As an epigraph to Taipei jen (Taipei residents), Pai Hsien-yung could not have chosen a better poem for effectively evoking the mood of sadness and that gripping sense of loss emanating from the “wild grasses” and the “slanting sun” of his stories, for dramatically bringing out the contrasts between the past and the present, between age and youth—one of the memorable features of this anthology. Inasmuch as “Black Coat Lane” can be read as a tiao-ku (mourning the past) poem, so can Taipei jen be read as an elegy on the final dissolution of an ancient culture.
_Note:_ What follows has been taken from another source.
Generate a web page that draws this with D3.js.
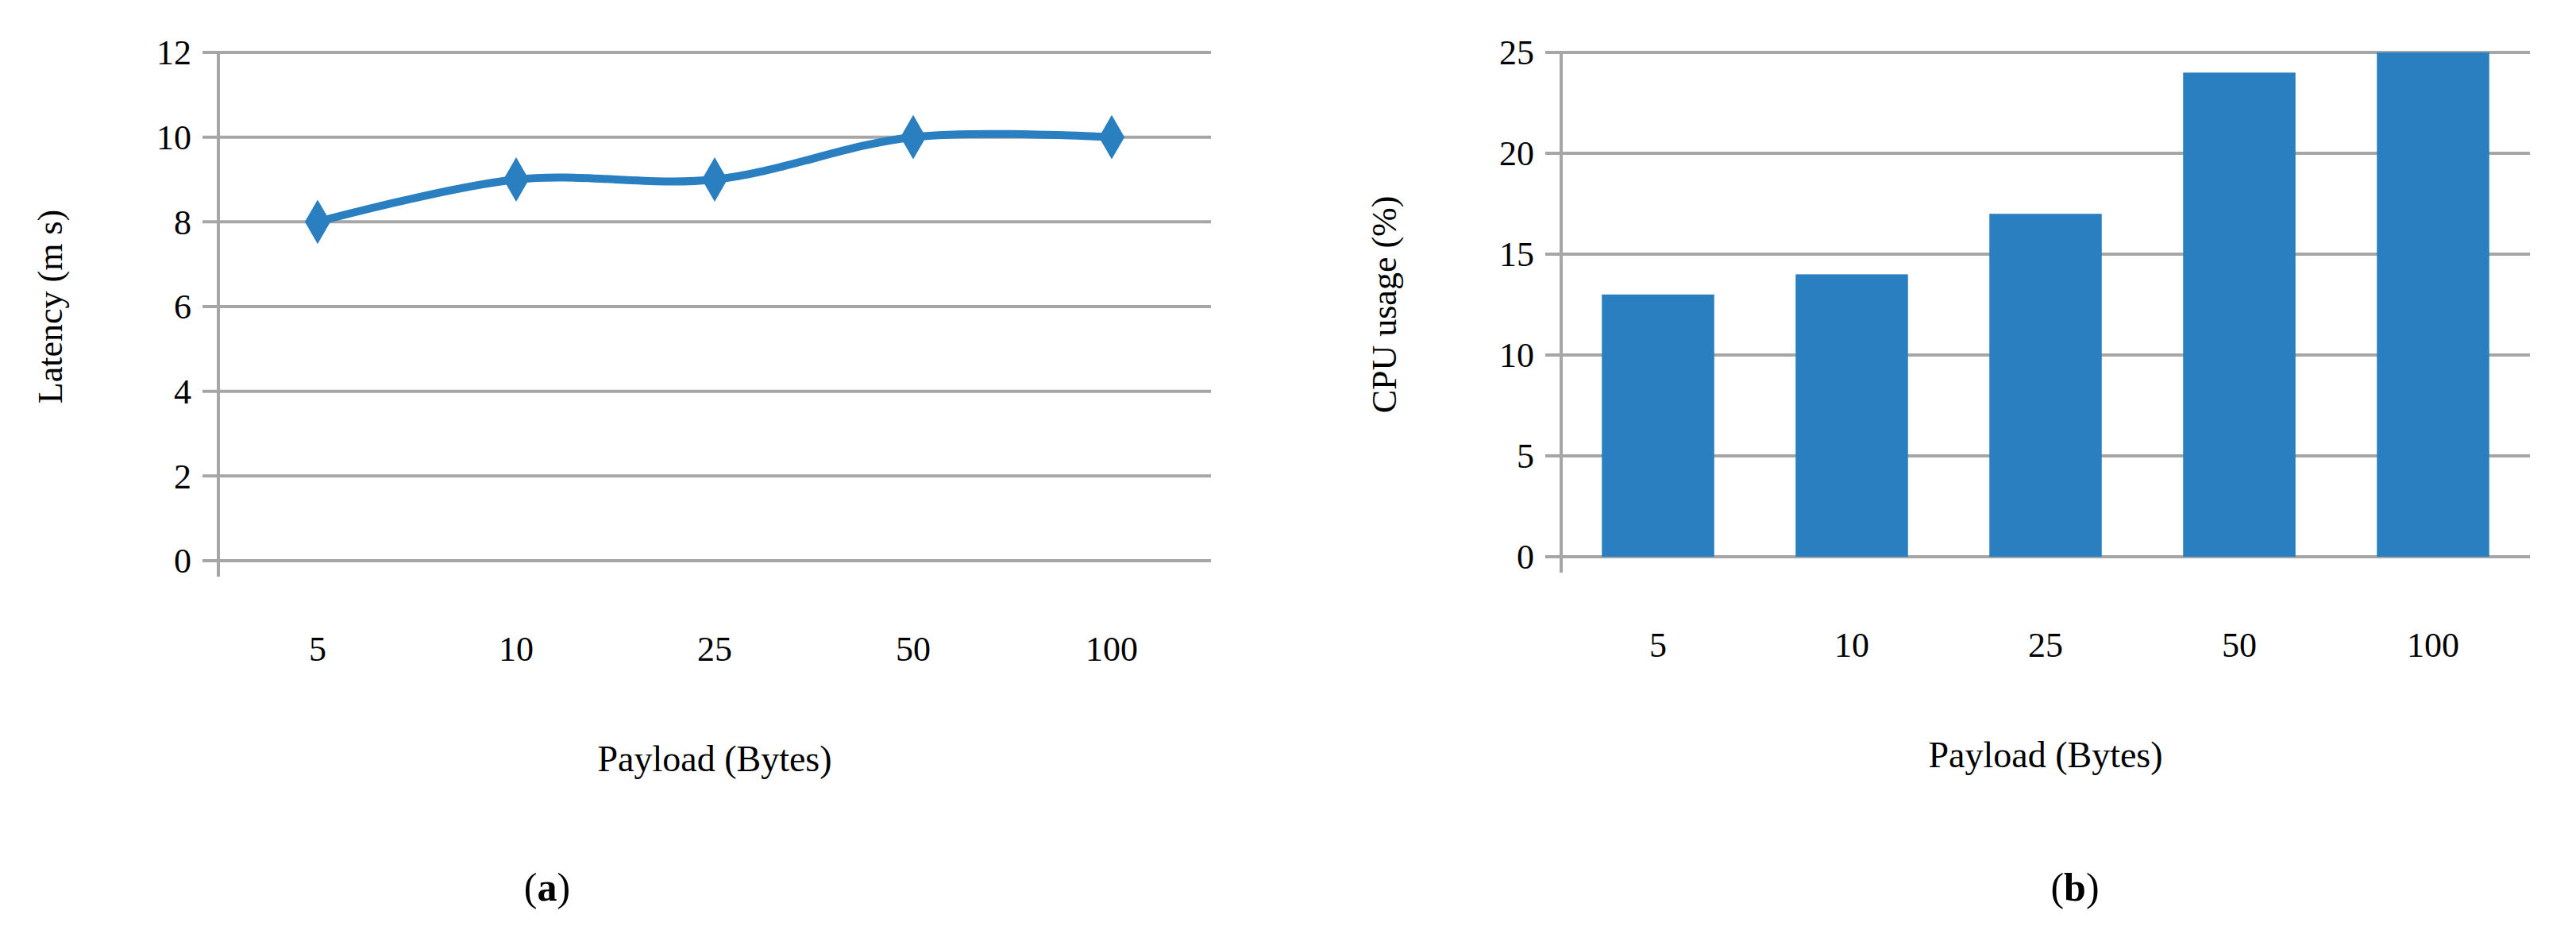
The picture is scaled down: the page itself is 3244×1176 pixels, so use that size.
<!DOCTYPE html>
<html><head><meta charset="utf-8">
<script src="https://cdnjs.cloudflare.com/ajax/libs/d3/7.8.5/d3.min.js"></script>
<style>body{margin:0;background:#fff}text{font-family:"Liberation Serif","Times New Roman",serif}</style>
</head><body>
<svg id="c" width="3244" height="1176"></svg>
<script>
const categories = ["5","10","25","50","100"];
const latency = [8,9,9,10,10];
const cpu = [13,14,17,24,25];
const latencyTicks = [0,2,4,6,8,10,12];
const cpuTicks = [0,5,10,15,20,25];
const blue = "#2a7fc0", grid = "#a6a6a6";
const svg = d3.select("#c");

function panel(o){
  const g = svg.append("g");
  const x = d3.scaleBand().domain(categories).range([o.left,o.right]);
  const y = d3.scaleLinear().domain([0,o.max]).range([o.bottom,o.top]);
  // grid
  g.selectAll(".gl").data(o.ticks).join("line")
    .attr("x1",o.left-20).attr("x2",o.right).attr("y1",d=>y(d)).attr("y2",d=>y(d))
    .attr("stroke",grid).attr("stroke-width",4);
  g.append("line").attr("x1",o.left).attr("x2",o.left).attr("y1",o.top).attr("y2",o.bottom+20)
    .attr("stroke",grid).attr("stroke-width",4);
  g.selectAll(".yt").data(o.ticks).join("text")
    .attr("x",o.left-34).attr("y",d=>y(d)).attr("dy","0.35em").attr("text-anchor","end")
    .attr("font-size",44).text(d=>d);
  g.selectAll(".xt").data(categories).join("text")
    .attr("x",d=>x(d)+x.bandwidth()/2).attr("y",o.bottom+126).attr("text-anchor","middle")
    .attr("font-size",44).text(d=>d);
  g.append("text").attr("x",(o.left+o.right)/2).attr("y",o.bottom+265).attr("text-anchor","middle")
    .attr("font-size",46).text("Payload (Bytes)");
  g.append("text").attr("transform",`translate(${o.ylx},${(o.top+o.bottom)/2}) rotate(-90)`)
    .attr("text-anchor","middle").attr("font-size",44).text(o.ylabel);
  g.append("text").attr("x",o.capx).attr("y",1134).attr("text-anchor","middle").attr("font-size",50)
    .html(`(<tspan font-weight="bold">${o.cap}</tspan>)`);
  return {g,x,y};
}

const a = panel({left:275,right:1525,top:66,bottom:706,max:12,ticks:latencyTicks,ylabel:"Latency (m s)",ylx:78,cap:"a",capx:689});
a.g.append("path").datum(latency)
  .attr("d",d3.line().x((d,i)=>a.x(categories[i])+a.x.bandwidth()/2).y(d=>a.y(d)).curve(d3.curveCatmullRom.alpha(0.5)))
  .attr("fill","none").attr("stroke",blue).attr("stroke-width",10);
a.g.selectAll(".m").data(latency).join("path")
  .attr("transform",(d,i)=>`translate(${a.x(categories[i])+a.x.bandwidth()/2},${a.y(d)})`)
  .attr("d",d3.symbol(d3.symbolDiamond,900)).attr("fill",blue);

const b = panel({left:1966,right:3186,top:66,bottom:701,max:25,ticks:cpuTicks,ylabel:"CPU usage (%)",ylx:1758,cap:"b",capx:2613});
const bw = b.x.bandwidth()*0.58;
b.g.selectAll(".bar").data(cpu).join("rect")
  .attr("x",(d,i)=>b.x(categories[i])+(b.x.bandwidth()-bw)/2).attr("width",bw)
  .attr("y",d=>b.y(d)).attr("height",d=>b.y(0)-b.y(d)).attr("fill",blue);
</script></body></html>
That Pai Hsien-yung should have chosen Taipei as “the center of paralysis” is only logical, since the very concept of life for so many of his Taipei jen depends on the observation of rituals. By rituals, I mean a practice or a pattern of behavior repeated in a prescribed manner. Understood in these terms, such a story as “State Funeral” could not have taken place anywhere other than in Taipei. Where else could the death of a Kuomintang general be honored in such a pompous manner? And where could Tou Fu-jen (in “Wandering in the Garden”) stage her k'un-ch'ü dinner party if not in Taipei? In Taipei, if she chooses to, she could still prepare a cup of tea with as-much loving care as Yün Niang did in Fousheng Lu-chi (Six Chapters of a Floating Life), even if it is no longer possible to serve it in the immaculate manner of a Miao Yü in Hung-lou meng (The Dream of the Red Chamber).